▶
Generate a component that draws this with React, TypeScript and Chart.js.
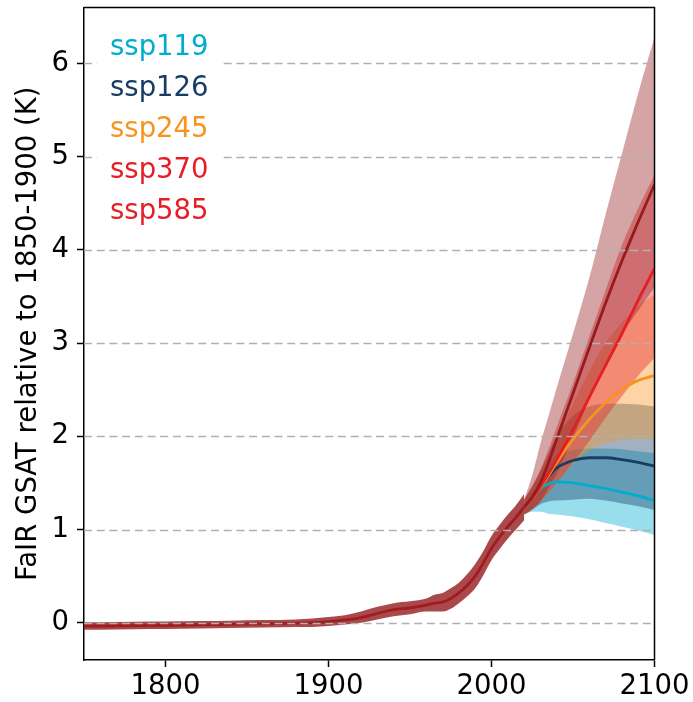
import React, { useEffect, useRef } from 'react';
import { Chart, registerables } from 'chart.js';

Chart.register(...registerables);

// ---------- data ----------
const histYears = [1750, 1760, 1780, 1800, 1820, 1840, 1860, 1880, 1890, 1900, 1910, 1920, 1930, 1940, 1950, 1960, 1965, 1970, 1975, 1980, 1985, 1990, 1995, 2000, 2005, 2010, 2015, 2020];
const histMean = [-0.035, -0.035, -0.03, -0.028, -0.022, -0.018, -0.012, -0.005, 0.0, 0.012, 0.03, 0.055, 0.1, 0.14, 0.16, 0.19, 0.21, 0.22, 0.26, 0.32, 0.4, 0.5, 0.64, 0.8, 0.92, 1.03, 1.13, 1.24];
const histLower = [-0.075, -0.075, -0.07, -0.068, -0.062, -0.058, -0.052, -0.045, -0.045, -0.035, -0.02, 0.0, 0.035, 0.07, 0.09, 0.12, 0.12, 0.12, 0.15, 0.21, 0.28, 0.37, 0.51, 0.67, 0.79, 0.9, 1.0, 1.1];
const histUpper = [0.005, 0.005, 0.01, 0.012, 0.018, 0.022, 0.028, 0.035, 0.045, 0.06, 0.08, 0.12, 0.17, 0.21, 0.23, 0.26, 0.3, 0.32, 0.37, 0.43, 0.52, 0.63, 0.77, 0.93, 1.05, 1.16, 1.26, 1.38];

const projYears = [2020, 2025, 2030, 2035, 2040, 2050, 2060, 2070, 2080, 2090, 2100];

const ssp585Mean = [1.24, 1.35, 1.5, 1.72, 1.97, 2.46, 2.95, 3.43, 3.88, 4.3, 4.7];
const ssp585Upper = [1.32, 1.58, 1.92, 2.22, 2.52, 3.1, 3.7, 4.38, 5.03, 5.68, 6.28];
const ssp585Lower = [1.16, 1.22, 1.3, 1.45, 1.6, 1.99, 2.39, 2.74, 3.09, 3.35, 3.6];

const ssp370Mean = [1.24, 1.34, 1.46, 1.6, 1.75, 2.07, 2.42, 2.76, 3.1, 3.46, 3.8];
const ssp370Upper = [1.32, 1.47, 1.64, 1.86, 2.1, 2.57, 3.07, 3.57, 4.05, 4.45, 4.8];
const ssp370Lower = [1.16, 1.22, 1.3, 1.4, 1.5, 1.72, 1.95, 2.2, 2.43, 2.65, 2.84];

const ssp245Mean = [1.24, 1.34, 1.45, 1.58, 1.72, 1.97, 2.18, 2.36, 2.5, 2.6, 2.65];
const ssp245Upper = [1.32, 1.46, 1.62, 1.8, 1.98, 2.35, 2.7, 3.0, 3.22, 3.4, 3.52];
const ssp245Lower = [1.16, 1.22, 1.3, 1.4, 1.5, 1.7, 1.85, 1.93, 1.96, 1.97, 1.96];

const ssp126Mean = [1.24, 1.34, 1.45, 1.57, 1.66, 1.74, 1.77, 1.77, 1.75, 1.72, 1.68];
const ssp126Upper = [1.32, 1.46, 1.63, 1.82, 2.0, 2.22, 2.32, 2.35, 2.35, 2.34, 2.32];
const ssp126Lower = [1.16, 1.21, 1.27, 1.3, 1.31, 1.32, 1.33, 1.31, 1.28, 1.25, 1.21];

const ssp119Mean = [1.24, 1.34, 1.44, 1.49, 1.51, 1.5, 1.47, 1.44, 1.4, 1.36, 1.31];
const ssp119Upper = [1.32, 1.45, 1.6, 1.72, 1.8, 1.85, 1.87, 1.87, 1.86, 1.84, 1.82];
const ssp119Lower = [1.16, 1.19, 1.19, 1.17, 1.16, 1.14, 1.11, 1.07, 1.03, 0.99, 0.94];

const scenarioNames = ['ssp119', 'ssp126', 'ssp245', 'ssp370', 'ssp585'];
const scenarioColors = ['rgb(0,173,207)', 'rgb(23,60,102)', 'rgb(247,148,32)', 'rgb(231,29,37)', 'rgb(149,27,30)'];
const scenarioFills = ['rgba(0,173,207,0.4)', 'rgba(23,60,102,0.4)', 'rgba(247,148,32,0.4)', 'rgba(231,29,37,0.4)', 'rgba(149,27,30,0.4)'];
const legendColors = ['rgb(0,173,207)', 'rgb(23,60,102)', 'rgb(247,148,32)', 'rgb(231,29,37)', 'rgb(231,29,37)'];

const xTicks = [1800, 1900, 2000, 2100];
const yTicks = [0, 1, 2, 3, 4, 5, 6];
const yTitle = 'FaIR GSAT relative to 1850-1900 (K)';

const FONT = "'DejaVu Sans'";
const FS = 27.5;

const pts = (xs: number[], ys: number[]) => xs.map((x, i) => ({ x, y: ys[i] }));

const overlay = {
  id: 'overlay',
  afterDatasetsDraw(chart: any) {
    const { ctx, chartArea, scales } = chart;
    ctx.save();
    ctx.strokeStyle = '#b0b0b0';
    ctx.lineWidth = 1.5;
    ctx.setLineDash([8, 4.7]);
    yTicks.forEach((v) => {
      const py = Math.round(scales.y.getPixelForValue(v)) + 0.5;
      ctx.beginPath();
      ctx.moveTo(chartArea.left, py);
      ctx.lineTo(chartArea.right, py);
      ctx.stroke();
    });
    ctx.restore();
  },
  afterDraw(chart: any) {
    const { ctx, chartArea } = chart;
    ctx.save();
    ctx.fillStyle = '#ffffff';
    ctx.fillRect(97, 20, 126, 215);
    ctx.font = `${FS}px ${FONT}`;
    ctx.textAlign = 'left';
    ctx.textBaseline = 'alphabetic';
    scenarioNames.forEach((n, i) => {
      ctx.fillStyle = legendColors[i];
      ctx.fillText(n, 110, 55 + i * 41.1);
    });
    ctx.strokeStyle = '#000';
    ctx.lineWidth = 1.5;
    ctx.beginPath();
    ctx.moveTo(chartArea.left, chartArea.top);
    ctx.lineTo(chartArea.right, chartArea.top);
    ctx.lineTo(chartArea.right, chartArea.bottom);
    ctx.stroke();
    ctx.translate(35.5, (chartArea.top + chartArea.bottom) / 2);
    ctx.rotate(-Math.PI / 2);
    ctx.fillStyle = '#000';
    ctx.textAlign = 'center';
    ctx.textBaseline = 'alphabetic';
    ctx.fillText(yTitle, 0, 0);
    ctx.restore();
  },
};

export default function App() {
  const ref = useRef<HTMLCanvasElement | null>(null);
  useEffect(() => {
    if (!ref.current) return;
    const means = [ssp119Mean, ssp126Mean, ssp245Mean, ssp370Mean, ssp585Mean];
    const uppers = [ssp119Upper, ssp126Upper, ssp245Upper, ssp370Upper, ssp585Upper];
    const lowers = [ssp119Lower, ssp126Lower, ssp245Lower, ssp370Lower, ssp585Lower];
    const datasets: any[] = [];
    const base = { pointRadius: 0, cubicInterpolationMode: 'monotone' as const };
    for (let k = 4; k >= 0; k--) {
      datasets.push({
        ...base,
        label: scenarioNames[k],
        data: pts(projYears, means[k]),
        borderColor: scenarioColors[k],
        borderWidth: 2.8,
        fill: false,
        order: 5 - k,
      });
    }
    datasets.push({
      ...base,
      label: 'historical',
      data: pts(histYears, histMean),
      borderColor: 'rgb(160,28,30)',
      borderWidth: 2.8,
      fill: false,
      order: 6,
    });
    const hIdx = datasets.length;
    datasets.push({
      ...base,
      label: 'hist upper',
      data: pts(histYears, histUpper),
      borderColor: 'rgba(0,0,0,0)',
      backgroundColor: 'rgba(149,27,30,0.8)',
      fill: hIdx + 1,
      order: 10,
    });
    datasets.push({
      ...base,
      label: 'hist lower',
      data: pts(histYears, histLower),
      borderColor: 'rgba(0,0,0,0)',
      fill: false,
      order: 10,
    });
    for (let k = 4; k >= 0; k--) {
      const idx = datasets.length;
      datasets.push({
        ...base,
        label: scenarioNames[k] + ' upper',
        data: pts(projYears, uppers[k]),
        borderColor: 'rgba(0,0,0,0)',
        backgroundColor: scenarioFills[k],
        fill: idx + 1,
        order: 15 - k,
      });
      datasets.push({
        ...base,
        label: scenarioNames[k] + ' lower',
        data: pts(projYears, lowers[k]),
        borderColor: 'rgba(0,0,0,0)',
        fill: false,
        order: 15 - k,
      });
    }

    const tickFont = { family: FONT, size: FS };
    const chart = new Chart(ref.current, {
      type: 'line',
      data: { datasets },
      options: {
        animation: false,
        responsive: false,
        devicePixelRatio: 1,
        layout: { padding: { top: 7.5, right: 38.5, left: 0, bottom: 0 } },
        plugins: {
          legend: { display: false },
          tooltip: { enabled: false },
          filler: { drawTime: 'beforeDatasetsDraw' },
        } as any,
        scales: {
          x: {
            type: 'linear',
            min: 1750,
            max: 2100,
            afterBuildTicks: (s: any) => { s.ticks = xTicks.map((v) => ({ value: v })); },
            afterFit: (s: any) => { s.height = 42; s.paddingLeft = 0; s.paddingRight = 0; },
            ticks: { color: '#000', font: tickFont, padding: 3, maxRotation: 0, autoSkip: false, callback: (v: any) => String(v) },
            grid: { display: true, drawOnChartArea: false, drawTicks: true, tickLength: 7, tickWidth: 1.5, tickColor: '#000' },
            border: { display: true, color: '#000', width: 1.5 },
          },
          y: {
            type: 'linear',
            min: -0.4,
            max: 6.6,
            afterBuildTicks: (s: any) => { s.ticks = yTicks.map((v) => ({ value: v })); },
            afterFit: (s: any) => { s.width = 84; s.paddingTop = 0; s.paddingBottom = 0; },
            ticks: { color: '#000', font: tickFont, padding: 8, autoSkip: false, callback: (v: any) => String(v) },
            grid: { display: true, drawOnChartArea: false, drawTicks: true, tickLength: 7, tickWidth: 1.5, tickColor: '#000' },
            border: { display: true, color: '#000', width: 1.5 },
          },
        },
      } as any,
      plugins: [overlay],
    });
    return () => chart.destroy();
  }, []);

  return (
    <div style={{ position: 'absolute', left: 0, top: 0, width: 693, height: 702, background: '#fff' }}>
      <canvas ref={ref} width={693} height={702} style={{ display: 'block', width: 693, height: 702 }} />
    </div>
  );
}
◀
:: Task goal ::
Reproduce the data above word for word from its first line through the line that holds "1.96, 1.97, 1.96];", both ends included; skip pictures.

:: Answer ::
Generate a component that draws this with React, TypeScript and Chart.js.
import React, { useEffect, useRef } from 'react';
import { Chart, registerables } from 'chart.js';

Chart.register(...registerables);

// ---------- data ----------
const histYears = [1750, 1760, 1780, 1800, 1820, 1840, 1860, 1880, 1890, 1900, 1910, 1920, 1930, 1940, 1950, 1960, 1965, 1970, 1975, 1980, 1985, 1990, 1995, 2000, 2005, 2010, 2015, 2020];
const histMean = [-0.035, -0.035, -0.03, -0.028, -0.022, -0.018, -0.012, -0.005, 0.0, 0.012, 0.03, 0.055, 0.1, 0.14, 0.16, 0.19, 0.21, 0.22, 0.26, 0.32, 0.4, 0.5, 0.64, 0.8, 0.92, 1.03, 1.13, 1.24];
const histLower = [-0.075, -0.075, -0.07, -0.068, -0.062, -0.058, -0.052, -0.045, -0.045, -0.035, -0.02, 0.0, 0.035, 0.07, 0.09, 0.12, 0.12, 0.12, 0.15, 0.21, 0.28, 0.37, 0.51, 0.67, 0.79, 0.9, 1.0, 1.1];
const histUpper = [0.005, 0.005, 0.01, 0.012, 0.018, 0.022, 0.028, 0.035, 0.045, 0.06, 0.08, 0.12, 0.17, 0.21, 0.23, 0.26, 0.3, 0.32, 0.37, 0.43, 0.52, 0.63, 0.77, 0.93, 1.05, 1.16, 1.26, 1.38];

const projYears = [2020, 2025, 2030, 2035, 2040, 2050, 2060, 2070, 2080, 2090, 2100];

const ssp585Mean = [1.24, 1.35, 1.5, 1.72, 1.97, 2.46, 2.95, 3.43, 3.88, 4.3, 4.7];
const ssp585Upper = [1.32, 1.58, 1.92, 2.22, 2.52, 3.1, 3.7, 4.38, 5.03, 5.68, 6.28];
const ssp585Lower = [1.16, 1.22, 1.3, 1.45, 1.6, 1.99, 2.39, 2.74, 3.09, 3.35, 3.6];

const ssp370Mean = [1.24, 1.34, 1.46, 1.6, 1.75, 2.07, 2.42, 2.76, 3.1, 3.46, 3.8];
const ssp370Upper = [1.32, 1.47, 1.64, 1.86, 2.1, 2.57, 3.07, 3.57, 4.05, 4.45, 4.8];
const ssp370Lower = [1.16, 1.22, 1.3, 1.4, 1.5, 1.72, 1.95, 2.2, 2.43, 2.65, 2.84];

const ssp245Mean = [1.24, 1.34, 1.45, 1.58, 1.72, 1.97, 2.18, 2.36, 2.5, 2.6, 2.65];
const ssp245Upper = [1.32, 1.46, 1.62, 1.8, 1.98, 2.35, 2.7, 3.0, 3.22, 3.4, 3.52];
const ssp245Lower = [1.16, 1.22, 1.3, 1.4, 1.5, 1.7, 1.85, 1.93, 1.96, 1.97, 1.96];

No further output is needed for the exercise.